If we want to try again, we should probably consider creating two, precisely drilled, tiny "orifice plates" out of metal to create the two side holes, and connecting them with a large plenum. Not unsurprisingly, this setup sounds very much like the static source on the side of an actual airplane!

Having basically dismissed the 2-hole static source as currently implemented, let's take a look at the case with the explicit static tube. Here again is the 5 psf test:


There the static pressure signal looks very symmetrical and useable. There is one interesting factor though. Look at the way it varies with alpha:


At positive alpha, the static probe is "shadowed" behind the probe nose, and so it reads a lower pressure. We decided to put the static probe tube above the nose so as not to interfere with the angle of attack reading -- but now we realize that the nose interferes with it! This is okay. We can use this calibration to get a reasonable system.

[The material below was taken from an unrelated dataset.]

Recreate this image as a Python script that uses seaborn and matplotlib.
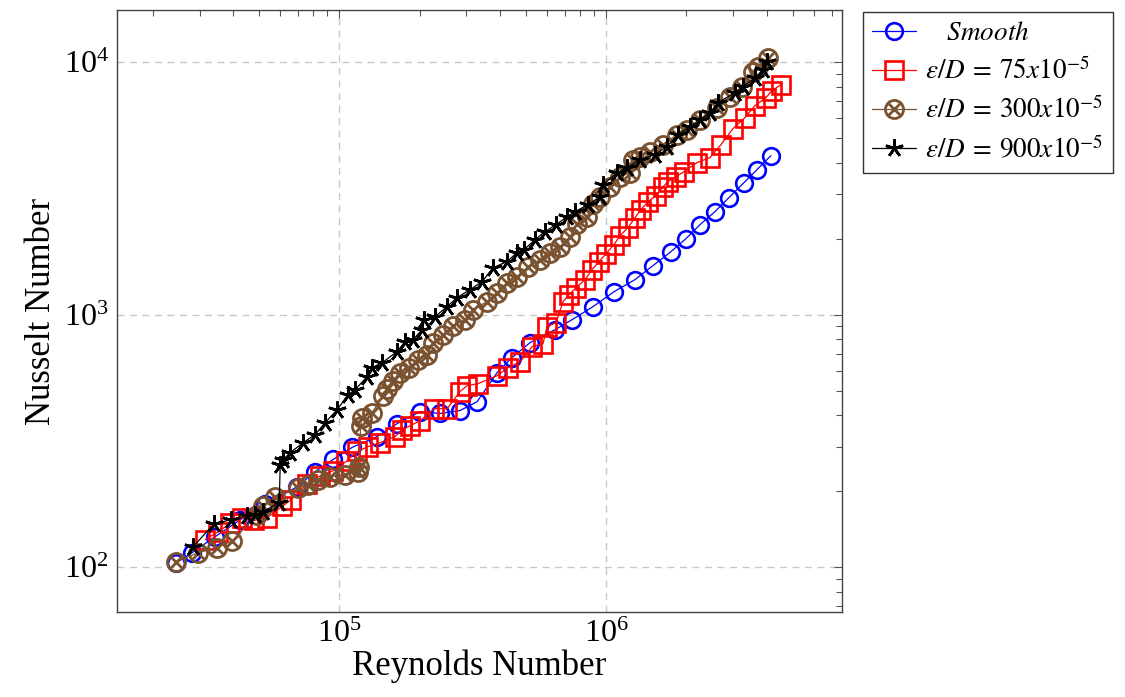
import matplotlib
matplotlib.use("Agg")
import matplotlib.pyplot as plt
import seaborn as sns
from matplotlib.path import Path
from matplotlib.ticker import LogLocator, NullFormatter

# Smooth pipe
smooth_re = [24500, 28100, 34300, 42600, 52800, 69600, 81300, 95000, 111900, 138800,
             164900, 201100, 238900, 283800, 328800, 390700, 444600, 519400, 644200,
             746100, 894000, 1072000, 1284000, 1500000, 1752000, 1994000, 2250000,
             2560000, 2889000, 3288000, 3678000, 4150000]
smooth_nu = [104, 114, 132, 154, 177, 208, 239, 267, 298, 329,
             370, 413, 406, 417, 452, 589, 676, 775, 872,
             955, 1076, 1233, 1376, 1564, 1776, 2000, 2272,
             2558, 2907, 3332, 3751, 4263]

# Relative roughness 75e-5
r75_re = [31500, 35200, 39100, 43300, 48000, 53700, 61200, 66100, 75900, 84900,
          95000, 106200, 116800, 128400, 142400, 162100, 172200, 184500, 201100, 226900,
          253800, 283800, 301600, 331700, 390700, 429500, 476400, 528400, 580900, 601200,
          649800, 690200, 727000, 772200, 834300, 886300, 941400, 1000000, 1072000, 1128000,
          1209000, 1284000, 1352000, 1437000, 1539000, 1635000, 1707000, 1829000, 1960000,
          2192000, 2452000, 2696000, 2990000, 3317000, 3615000, 3975000, 4186000, 4523000]
r75_nu = [128.5, 138, 149, 157, 153, 157, 174, 185, 214, 230,
          241, 262, 287, 300, 311, 329, 350, 363, 380, 424,
          424, 496, 523, 533, 573, 617, 651, 747, 768, 896,
          930, 1126, 1200, 1279, 1376, 1507, 1622, 1745, 1893, 2056,
          2211, 2422, 2605, 2803, 2960, 3213, 3363, 3519, 3684,
          4000, 4187, 4713, 5453, 6029, 6725, 7234, 7711, 8145]

# Relative roughness 300e-5
r300_re = [24500, 29640, 34920, 39740, 49320, 51920, 57590, 70210, 76530, 83440,
           92530, 105300, 117800, 119000, 120300, 121900, 132900, 146200, 151300, 159300,
           169200, 182900, 197600, 213600, 224900, 245200, 267300, 296400, 317700, 358400,
           390700, 425900, 464200, 510500, 566100, 617000, 672600, 733300, 778900, 848800,
           894000, 949500, 1035000, 1128000, 1230000, 1262000, 1341000, 1462000, 1635000,
           1845000, 2011000, 2250000, 2604000, 2914000, 3232000, 3553000, 3710000, 4044000]
r300_nu = [105, 114, 119.5, 127, 161, 174, 190, 206, 212, 222,
           228, 232, 239, 250, 363, 391, 409, 478, 509, 548,
           589, 617, 663, 694, 775, 833, 905, 955, 1047, 1126,
           1222, 1339, 1414, 1549, 1651, 1761, 1859, 2037, 2293, 2444,
           2752, 2934, 3213, 3519, 3650, 4111, 4225, 4421, 4713,
           5164, 5404, 5920, 6603, 7301, 7998, 9171, 9598, 10420]

# Relative roughness 900e-5
r900_re = [28390, 34020, 39390, 45200, 48460, 51920, 59600, 60120, 61700, 65550,
           73310, 81320, 88620, 98290, 108100, 114800, 127300, 132900, 144900, 164900,
           176700, 189300, 204600, 208200, 228800, 253800, 276700, 309500, 343300, 377500,
           425900, 464200, 493200, 542300, 591000, 649800, 714500, 765600, 856200, 949500,
           974500, 1100000, 1199000, 1341000, 1526000, 1692000, 1861000, 2064000, 2250000,
           2452000, 2627000, 3042000, 3260000, 3615000, 3873000, 4009000]
r900_nu = [120.6, 148.7, 154, 160, 161.4, 165.9, 180, 254.6, 266.5, 284,
           311, 335, 373.5, 420.5, 482, 505, 568, 617, 645, 714,
           782, 796, 872, 955, 982, 1076, 1168, 1256, 1351, 1535,
           1622, 1761, 1809, 1982, 2132, 2272, 2444, 2558, 2726, 2934,
           3272, 3650, 3821, 4111, 4302, 4628, 5164, 5554, 5920,
           6310, 6912, 7571, 7998, 8682, 9339, 10046]

labels = [r"$\;\;\;\;Smooth$", r"$\epsilon/D\:=\:75x10^{-5}$",
          r"$\epsilon/D\:=\:300x10^{-5}$", r"$\epsilon/D\:=\:900x10^{-5}$"]

sns.set_theme(style="white")
plt.rcParams["font.family"] = ["Liberation Serif", "DejaVu Serif"]
plt.rcParams["mathtext.fontset"] = "stix"
plt.rcParams["text.color"] = "black"
plt.rcParams["axes.labelcolor"] = "black"
plt.rcParams["xtick.labelcolor"] = "black"
plt.rcParams["ytick.labelcolor"] = "black"

# circle with a cross inside (otimes)
d = 0.7071
otimes = Path.make_compound_path(
    Path.unit_circle(),
    Path([(-d, -d), (d, d), (-d, d), (d, -d)],
         [Path.MOVETO, Path.LINETO, Path.MOVETO, Path.LINETO]),
)

fig = plt.figure(figsize=(11.25, 6.97), dpi=100)
ax = fig.add_axes([0.104, 0.122, 0.6444, 0.8637])
ax.set_xscale("log")
ax.set_yscale("log")

series = [
    (smooth_re, smooth_nu, "#0000ff", "o", 12.0, 1.9),
    (r75_re, r75_nu, "#ff0000", "s", 12.5, 1.9),
    (r300_re, r300_nu, "#7a5230", otimes, 13.0, 2.0),
    (r900_re, r900_nu, "#000000", (5, 2, 0), 13.0, 1.9),
]
for (xs, ys, col, mk, ms, mew), lab in zip(series, labels):
    sns.lineplot(x=xs, y=ys, ax=ax, color=col, linewidth=0.9, marker=mk,
                 markersize=ms, markeredgewidth=mew, markeredgecolor=col,
                 markerfacecolor="none", estimator=None, sort=False, label=lab)

ax.set_xlim(1.47e4, 7.66e6)
ax.set_ylim(66.4, 1.61e4)

ax.xaxis.set_major_locator(LogLocator(base=10))
ax.yaxis.set_major_locator(LogLocator(base=10))
ax.xaxis.set_minor_locator(LogLocator(base=10, subs=range(2, 10)))
ax.yaxis.set_minor_locator(LogLocator(base=10, subs=range(2, 10)))
ax.xaxis.set_minor_formatter(NullFormatter())
ax.yaxis.set_minor_formatter(NullFormatter())

ax.tick_params(which="both", direction="in", top=True, right=True,
               color="#555555", width=0.8, labelsize=23, pad=6)
ax.tick_params(which="major", length=6)
ax.tick_params(which="minor", length=4)

ax.grid(which="major", linestyle=(0, (5, 4)), color="#c8c8c8", linewidth=1.0)
for sp in ax.spines.values():
    sp.set_color("#444444")
    sp.set_linewidth(1.0)

ax.set_xlabel("Reynolds Number", fontsize=25, labelpad=0)
ax.set_ylabel("Nusselt Number", fontsize=25, labelpad=4)

leg = ax.legend(loc="upper left", bbox_to_anchor=(1.029, 0.997), frameon=True,
                fancybox=False, edgecolor="black", fontsize=19.5, handlelength=1.6,
                borderpad=0.35, labelspacing=0.42, handletextpad=0.35,
                borderaxespad=0)
leg.get_frame().set_linewidth(1.0)

fig.savefig("out.png", dpi=100)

If we combine the static probe head data for 5 psf and 20 psf, we can see the effect of Reynolds number on our results. At least in the range tested, the pressure coefficients are consistent (not an outlier row of data around beta = 24 degrees, which we will eliminate).


The next steps are to reproduce the static probe geometry in a manufacturable and durable manner. In particular, the problem we were having is that the probe tube would rotate freely in the 3D printed nose, and just adding a set screw was not enough to constrain it. Our current approach is to use stainless steel capillary tubing and silver-solder on a small mounting "foot" to constrain it better.